The Fifth Estate: The State of the Union
What is the future of trade unions in 21st century Australia?
Do they suit the needs of workers and the culture of employment in the times we live in?
Australian workers are facing unprecedented pressures: the mining boom may well be over, manufacturing and export companies are struggling or failing to remain competitive, and the newly elected federal government is disinclined to subsidise companies that can’t support themselves.
As Ford, Holden, Toyota and now Alcoa shut their factories in Australia, and Shell and others look likely to follow (with SPC Ardmona spared at the eleventh hour), thousands of workers will look to their unions for leadership and support. At the same time, a royal commission into union governance and corruption will absorb the time, money and focus of unions as they try to help their workers.

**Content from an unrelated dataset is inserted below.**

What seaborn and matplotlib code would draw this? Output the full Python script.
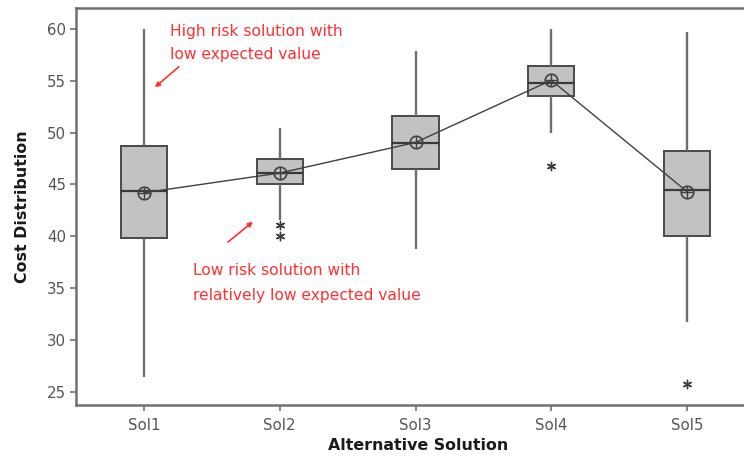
import numpy as np
import pandas as pd
import matplotlib
matplotlib.use("Agg")
import matplotlib.pyplot as plt
import seaborn as sns

# ---- data ----
solutions = ["Sol1", "Sol2", "Sol3", "Sol4", "Sol5"]
whisker_low = [26.4, 41.6, 38.8, 50.0, 31.7]
q1 = [39.8, 45.0, 46.5, 53.5, 40.05]
medians = [44.35, 46.15, 48.95, 54.75, 44.45]
q3 = [48.7, 47.5, 51.6, 56.45, 48.25]
whisker_high = [60.0, 50.45, 57.9, 60.0, 59.7]
means = [44.2, 46.1, 49.05, 55.05, 44.3]
outlier_solution = ["Sol2", "Sol2", "Sol4", "Sol5"]
outlier_value = [41.1, 40.0, 46.8, 25.75]
y_ticks = [25, 30, 35, 40, 45, 50, 55, 60]

# long-form table of the five-number summaries for seaborn
rows = []
for s, a, b, c, d, e in zip(solutions, whisker_low, q1, medians, q3, whisker_high):
    for v in (a, b, c, d, e):
        rows.append({"solution": s, "value": v})
df = pd.DataFrame(rows)
df_out = pd.DataFrame({"solution": outlier_solution, "value": outlier_value})
df_mean = pd.DataFrame({"solution": solutions, "value": means})

sns.set_style("ticks")
plt.rcParams["font.family"] = ["DejaVu Sans"]

W, H = 744, 457
fig = plt.figure(figsize=(W / 100, H / 100), dpi=100)
left_px, top_px, bottom_px, right_px = 76, 7.5, 405, 760
ax = fig.add_axes([left_px / W, (H - bottom_px) / H,
                   (right_px - left_px) / W, (bottom_px - top_px) / H])

edge = "#4a4a4a"
sns.boxplot(data=df, x="solution", y="value", order=solutions, ax=ax,
            whis=(0, 100), width=0.34, showcaps=False, showfliers=False,
            color="#c2c2c2", linecolor=edge, linewidth=1.4,
            boxprops=dict(facecolor="#c2c2c2", edgecolor=edge, linewidth=1.4),
            whiskerprops=dict(color="#6e6e6e", linewidth=1.7),
            medianprops=dict(color="#3a3a3a", linewidth=1.6))

# outliers as asterisks
sns.stripplot(data=df_out, x="solution", y="value", order=solutions, ax=ax,
              jitter=False, marker=(6, 2, 0), size=6, color="#3a3a3a",
              linewidth=1.0, zorder=5)

# mean connect line with circled-cross markers
sns.pointplot(data=df_mean, x="solution", y="value", order=solutions, ax=ax,
              errorbar=None, color="#404040", markers="o", linestyles="-",
              markersize=9, linewidth=1.0, markerfacecolor="none",
              markeredgewidth=1.2, zorder=6)
sns.pointplot(data=df_mean, x="solution", y="value", order=solutions, ax=ax,
              errorbar=None, color="#404040", markers="+", linestyles="none",
              markersize=9, markeredgewidth=1.0, zorder=7)

# axes
px_per_unit = 135.8
ax.set_xlim(-0.5, -0.5 + (right_px - left_px) / px_per_unit)
ax.set_ylim(23.72, 62.07)
ax.set_yticks(y_ticks)
ax.set_yticklabels([str(t) for t in y_ticks])
for sp in ax.spines.values():
    sp.set_color("#707070")
    sp.set_linewidth(1.8)
ax.spines["right"].set_visible(False)
ax.tick_params(axis="both", colors="#707070", labelcolor="#555555",
               labelsize=10.8, length=4, width=1.2)
ax.tick_params(axis="x", pad=5)
ax.tick_params(axis="y", pad=3)
ax.set_xlabel("Alternative Solution", fontsize=11.4, fontweight="bold",
              color="#1a1a1a", labelpad=4)
ax.set_ylabel("Cost Distribution", fontsize=11.4, fontweight="bold",
              color="#1a1a1a", labelpad=12)

# annotations
red = "#ff3030"
fs_ann = 11.2
ax.text(0.19, 59.74, "High risk solution with", color=red, fontsize=fs_ann,
        va="center", ha="left")
ax.text(0.19, 57.5, "low expected value", color=red, fontsize=fs_ann,
        va="center", ha="left")
ax.annotate("", xy=(0.081, 54.37), xytext=(0.258, 56.36),
            arrowprops=dict(arrowstyle="-|>", color=red, lw=1.2,
                            mutation_scale=7, shrinkA=0, shrinkB=0))
ax.text(0.359, 36.74, "Low risk solution with", color=red, fontsize=fs_ann,
        va="center", ha="left")
ax.text(0.359, 34.32, "relatively low expected value", color=red, fontsize=fs_ann,
        va="center", ha="left")
ax.annotate("", xy=(0.803, 41.40), xytext=(0.619, 39.44),
            arrowprops=dict(arrowstyle="-|>", color=red, lw=1.2,
                            mutation_scale=7, shrinkA=0, shrinkB=0))

fig.savefig("out.png", dpi=100)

The Australian trade union movement has a proud past, but can it survive unchanged into the future?
Joining host Sally Warhaft for this discussion, our guests are Associate Professor John Howe (Deputy Dean of Melbourne Law School and Director of the Centre for Employment and Labour Relations Law), and Lisa Fitzpatrick (State Secretary of the Australian Nursing and Midwifery Federation).

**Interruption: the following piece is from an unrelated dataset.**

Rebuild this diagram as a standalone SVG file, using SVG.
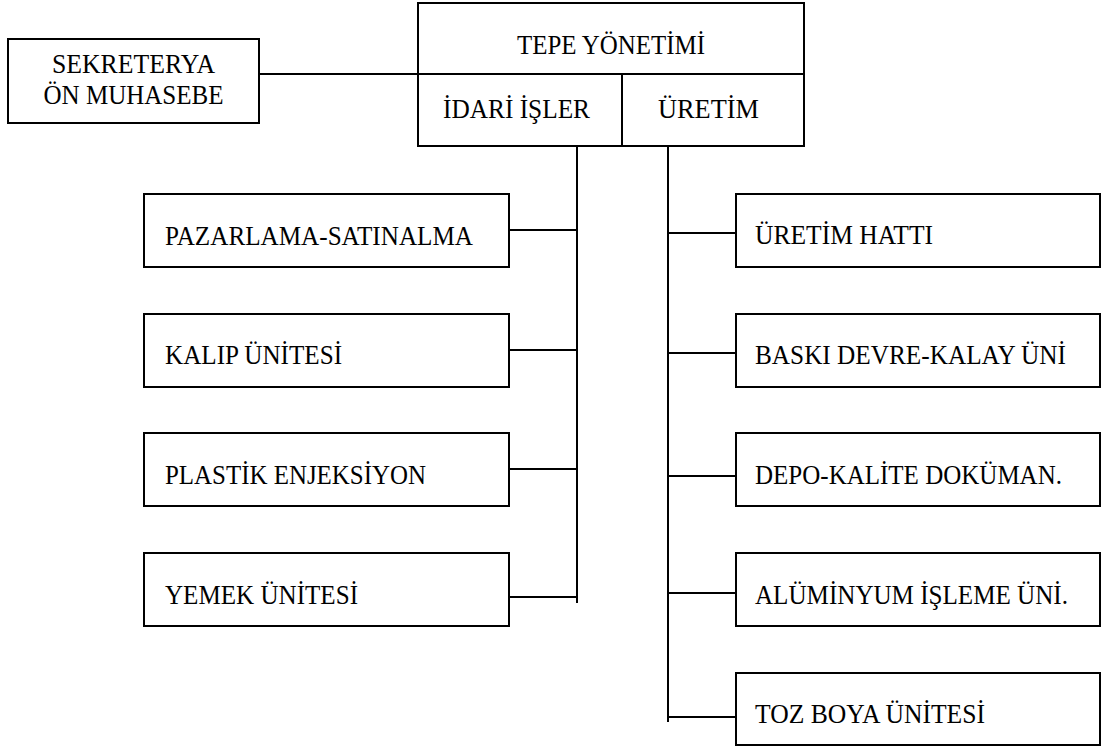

Justice Alan Boulton is a Senior Deputy President of the Fair Work Commission (FWC).
Associate Professor John Howe is Deputy Dean of the Melbourne Law School, where he is also Co-Director of the Centre for Employment and Labour Relations Law. John teaches in the areas of labour and employment law, corporations law and corporate social responsibility.
Lisa Fitzpatrick is currently the state secretary of the Australian Nursing and Midwifery Federation (Victorian Branch) and a registered nurse. She held various nursing positions over her nursing career in the public and private sectors.
Sally Warhaft is a Melbourne broadcaster, anthropologist and writer and the host of the Wheeler Centre’s live journalism series, the Fifth Estate, now in its sixth year. She is a former editor of the Monthly magazine and the author of the bestselling book Well May We Say: The Speeches that Made Australia.